NATO flag

NATO flag

The North Atlantic Treaty Organization (NATO) was founded in 1949, in the early years of the Cold War, as a collective defense institution, as defined in Article 51 of the UN Charter. The essence of the NATO Treaty is found in Article 5, which declares that an attack against any member of the alliance shall be considered an attack against them all, and that they may then decide to take collective action, including the use of force, in their defense against the act of aggression.

Cold War strategy

NATO’s strategy and tactics were geared to the assumption that a European conflict would involve a threat, or actual military attack, by the Soviet bloc upon one or more members of the alliance.

Post Cold War changes

With the dissolution of the Warsaw Pact, NATO remained after 1991 the only significant multilateral military organization in Europe. Since then, NATO has reconfigured itself to meet the demands of the new security situation in Europe.

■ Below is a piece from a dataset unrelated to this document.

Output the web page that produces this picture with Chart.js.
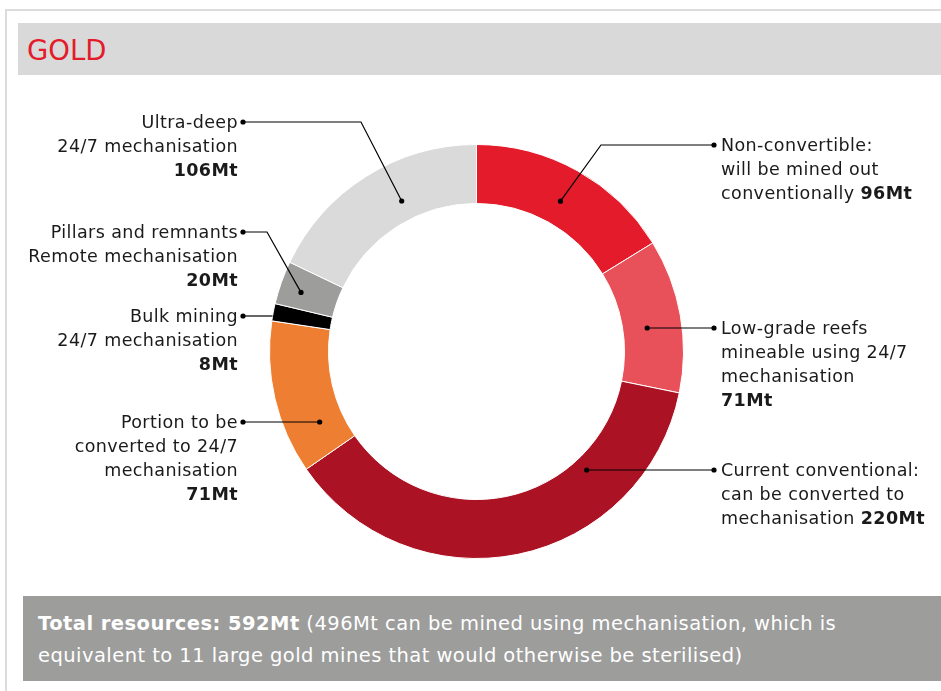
<!DOCTYPE html>
<html>
<head>
<meta charset="utf-8">
<script src="https://cdn.jsdelivr.net/npm/chart.js@4/dist/chart.umd.min.js"></script>
<style>
  body { margin: 0; background: #fff; font-family: "DejaVu Sans", sans-serif; }
  #wrap { position: relative; width: 941px; height: 691px; overflow: hidden; }
  #frame { position: absolute; left: 5px; top: 9px; width: 960px; height: 720px; border-left: 2px solid #dcdcdc; border-top: 2px solid #dcdcdc; }
  #head { position: absolute; left: 18px; top: 23px; width: 940px; height: 52px; background: #d9d9d9; }
  #head span { position: absolute; left: 9px; top: 11px; font-size: 27.5px; color: #e31b2a; }
  #foot { position: absolute; left: 23px; top: 596px; width: 940px; height: 85px; background: #9d9d9c; color: #fff; font-size: 19.5px; letter-spacing: 0.45px; line-height: 32px; }
  #foot div { position: absolute; left: 15px; top: 12px; white-space: nowrap; }
  canvas { position: absolute; left: 0; top: 0; }
  .lbl { position: absolute; font-size: 17.5px; line-height: 24px; letter-spacing: 0.4px; color: #1a1a1a; white-space: nowrap; }
  .lbl.left { text-align: right; }
  .lbl b { font-weight: bold; }
</style>
</head>
<body>
<div id="wrap">
  <div id="frame"></div>
  <div id="head"><span>GOLD</span></div>
  <canvas id="myChart" width="941" height="691"></canvas>
  <div id="foot"><div><b>Total resources: 592Mt</b> (496Mt can be mined using mechanisation, which is<br>equivalent to 11 large gold mines that would otherwise be sterilised)</div></div>
</div>
<script>
// data
const categories = [
  "Non-convertible: will be mined out conventionally",
  "Low-grade reefs mineable using 24/7 mechanisation",
  "Current conventional: can be converted to mechanisation",
  "Portion to be converted to 24/7 mechanisation",
  "Bulk mining 24/7 mechanisation",
  "Pillars and remnants Remote mechanisation",
  "Ultra-deep 24/7 mechanisation"
];
const tonnes = [96, 71, 220, 71, 8, 20, 106];
const colours = ["#e31b2a", "#e9515a", "#ab1223", "#ee7f32", "#000000", "#9d9d9c", "#dadada"];

// label text lines (last line holds the bold figure)
const labelLines = [
  ["Non-convertible:", "will be mined out", "conventionally <b>96Mt</b>"],
  ["Low-grade reefs", "mineable using 24/7", "mechanisation", "<b>71Mt</b>"],
  ["Current conventional:", "can be converted to", "mechanisation <b>220Mt</b>"],
  ["Portion to be", "converted to 24/7", "mechanisation", "<b>71Mt</b>"],
  ["Bulk mining", "24/7 mechanisation", "<b>8Mt</b>"],
  ["Pillars and remnants", "Remote mechanisation", "<b>20Mt</b>"],
  ["Ultra-deep", "24/7 mechanisation", "<b>106Mt</b>"]
];

// where each callout sits: side, first line centre y, elbow x, and anchor inside the arc
// t = fraction along the arc's angle, s = fraction from inner to outer radius
const callouts = [
  { side: "right", y: 145, elbow: 601, t: 0.50, s: 0.41 },
  { side: "right", y: 328, elbow: null, t: 0.555, s: 0.41 },
  { side: "right", y: 470, elbow: null, t: 0.266, s: 0.237 },
  { side: "left", y: 422, elbow: null, t: 0.238, s: 0.41, dot: true },
  { side: "left", y: 316, elbow: null, t: 0.245, s: 1.0, dot: false },
  { side: "left", y: 232, elbow: 267, t: 0.43, s: 0.63 },
  { side: "left", y: 122, elbow: 361, t: 0.59, s: 0.34 }
];

const wrap = document.getElementById("wrap");
labelLines.forEach((lines, i) => {
  const c = callouts[i];
  const div = document.createElement("div");
  div.className = "lbl " + c.side;
  div.innerHTML = lines.join("<br>");
  div.style.top = (c.y - 12) + "px";
  if (c.side === "left") {
    div.style.right = (941 - 238) + "px";
  } else {
    div.style.left = "721px";
  }
  wrap.appendChild(div);
});

const leaderLines = {
  id: "leaderLines",
  afterDatasetsDraw(chart) {
    const ctx = chart.ctx;
    const meta = chart.getDatasetMeta(0);
    meta.data.forEach((arc, i) => {
      const c = callouts[i];
      const p = arc.getProps(["x", "y", "startAngle", "endAngle", "innerRadius", "outerRadius"], true);
      const a = p.startAngle + c.t * (p.endAngle - p.startAngle);
      const r = p.innerRadius + c.s * (p.outerRadius - p.innerRadius);
      const ax = p.x + r * Math.cos(a);
      const ay = p.y + r * Math.sin(a);
      const lx = c.side === "left" ? 243 : 714;

      ctx.save();
      ctx.strokeStyle = "#000";
      ctx.lineWidth = 1.2;
      ctx.beginPath();
      ctx.moveTo(lx, c.y);
      if (c.elbow !== null) ctx.lineTo(c.elbow, c.y);
      ctx.lineTo(ax, c.elbow !== null ? ay : c.y);
      ctx.stroke();

      ctx.fillStyle = "#000";
      ctx.beginPath();
      ctx.arc(lx, c.y, 2.6, 0, Math.PI * 2);
      ctx.fill();
      if (c.dot !== false) {
        ctx.beginPath();
        ctx.arc(ax, c.elbow !== null ? ay : c.y, 2.6, 0, Math.PI * 2);
        ctx.fill();
      }
      ctx.restore();
    });
  }
};

const ctx = document.getElementById("myChart");
new Chart(ctx, {
  type: "doughnut",
  data: {
    labels: categories,
    datasets: [{
      data: tonnes,
      backgroundColor: colours,
      borderColor: "#ffffff",
      borderWidth: 1,
      hoverOffset: 0
    }]
  },
  options: {
    responsive: false,
    animation: false,
    cutout: "71.5%",
    layout: { padding: { left: 269, right: 257, top: 144, bottom: 132 } },
    plugins: {
      legend: { display: false },
      tooltip: { enabled: false }
    },
    events: []
  },
  plugins: [leaderLines]
});
</script>
</body>
</html>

NATO’s major transformation has been visible in the following areas:

  • Partnership-for-peace (PfP)
  • Euro-Atlantic Partnership Council (EAPC)
  • Peacekeeping and peace enforcement
  • Expansion to 28 members, including former Warsaw Pact members
  • NATO – Russia Council
Current strengths

NATO has used PfP and the EAPC to assist transformations in the former communist states, and has included contingents from them alongside NATO forces in peacekeeping and enforcement roles in Bosnia and Kosovo.

Overlap with OSCE

With the entry of Albania and Croatia into NATO on April 1, 2009, NATO has 28 member states, which are also participating states in the OSCE. Therefore, half of the OSCE participating States are also NATO members. The Former Yugoslav Republic of Macedonia has also been invited to join NATO after a solution is found to a dispute with Greece over its name. Moreover, 49 countries, all OSCE participating states, participate in NATO’s North Atlantic Partnership Council, embracing a wide range of cooperative activities between NATO’s full members and other states in the region.

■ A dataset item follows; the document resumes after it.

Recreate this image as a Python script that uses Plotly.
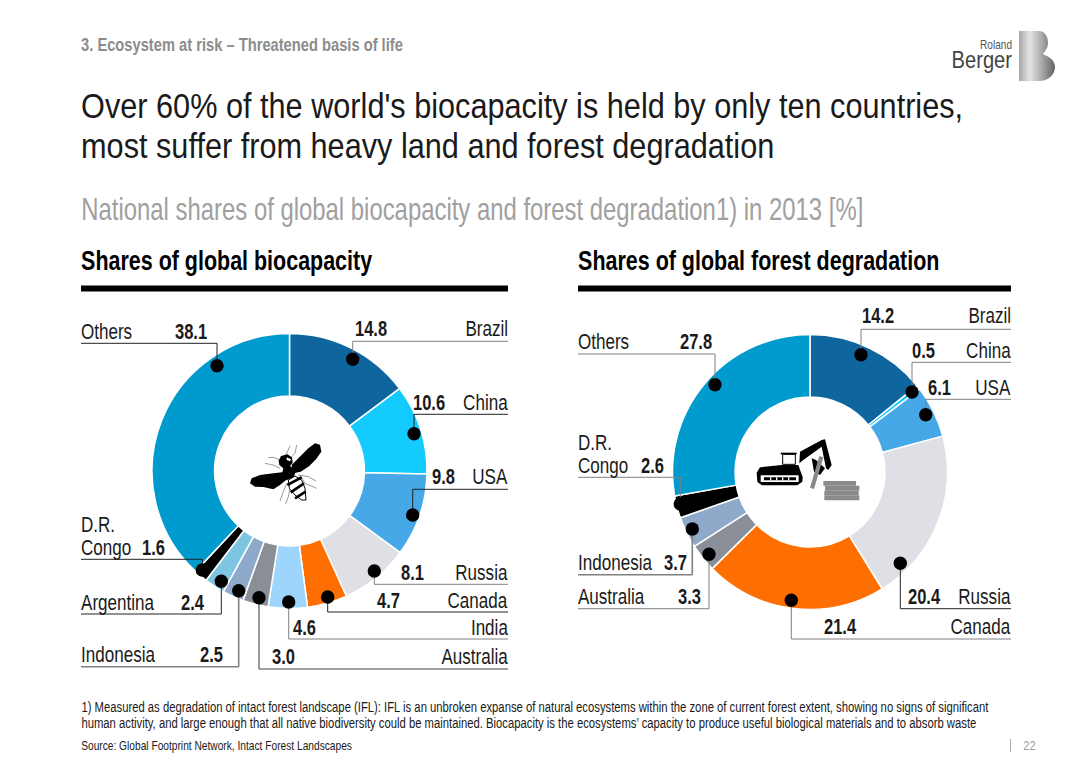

NATO’s major functions do not overlap with the OSCE’s. NATO is a defensive organization with significant military capability. The OSCE has no military forces of its own except those that can be made available by participating states or military organizations in which they participate, such as NATO and to a far lesser degree, the Commonwealth of Independent States (CIS).

When matters go beyond preventive diplomacy, peaceful resolution of disputes, and cooperative security, it will be necessary to call for military forces with capability such as those provided by NATO. The fact, however, that NATO is both a military organization and one that excludes certain key states (such as Russia) from its central decision-making institutions means that many political functions in enhancing security and cooperation cannot be performed by NATO, at least not as easily as they can be performed by the OSCE. At the same time, Russia does have a special consultative relationship with NATO, defined in the 1997 NATO-Russia Founding Act on Mutual Relations, Cooperation, and Security. In 2002, in the wake of the September 11 terrorist attacks in the U.S., this relationship was further institutionalized through creation of the NATO-Russia Council.

NATO relations with Russia have become strained in recent years in part due to plans to include former Soviet republics bordering Russia, and the Bush Administration’s decision to deploy components of a new missile defense program in Poland and the Czech Republic. The decision taken by the Obama administration in September 2009 to substantially modify the missile defense program was met with a positive response from Russia, and it led to new initiatives by NATO to enhance cooperation between NATO and Russia in defending against a potential threat from Iran.

Bosnia and Herzegovina

Missions like the recent one in Bosnia and Herzegovina (BiH) represent a model for institutional cooperation that may be emulated elsewhere. NATO took the lead in bringing the war to an end in 1995. The OSCE, along with the High Representative of the international community (effectively of the European Union), then assumed a lead role in virtually all political and arms control measures, while NATO held responsibility for peace enforcement.

NATO’s military forces are best used for military missions, rather than to run elections, promote human rights, assure freedom of the media, assist in the repatriation of refugees, or engage in many of the other activities eventually undertaken by the OSCE Mission in BiH. The OSCE presence, therefore, served a useful division of labor and contributed to improvement in the political conditions that necessitated IFOR (Intervention Force)/SFOR (Stabilization Force) deployment in the first place. At the same time, given the tensions and insecurity that existed in BiH after the war, it would have been impossible for unarmed OSCE mission officers to fulfill their mandate without the security provided by IFOR/SFOR troops.

The joint missions in BiH illustrate effectively the principle that peace and security can be built best when institutions each specialize in doing what they can do most effectively, dividing the labor among themselves, and cooperating to assure that all essential tasks are fulfilled with a minimum of overlap and duplication of effort.

NATO turned its peacekeeping mission in BiH over to the European Union’s EUFOR in December 2004, leading to the withdrawal of virtually all U.S. troops stationed in BiH since 1995. NATO continues to maintain a presence in BiH through a Military Liaison and Advisory Mission (NATO HQ Sarajevo) to assist with defense reform.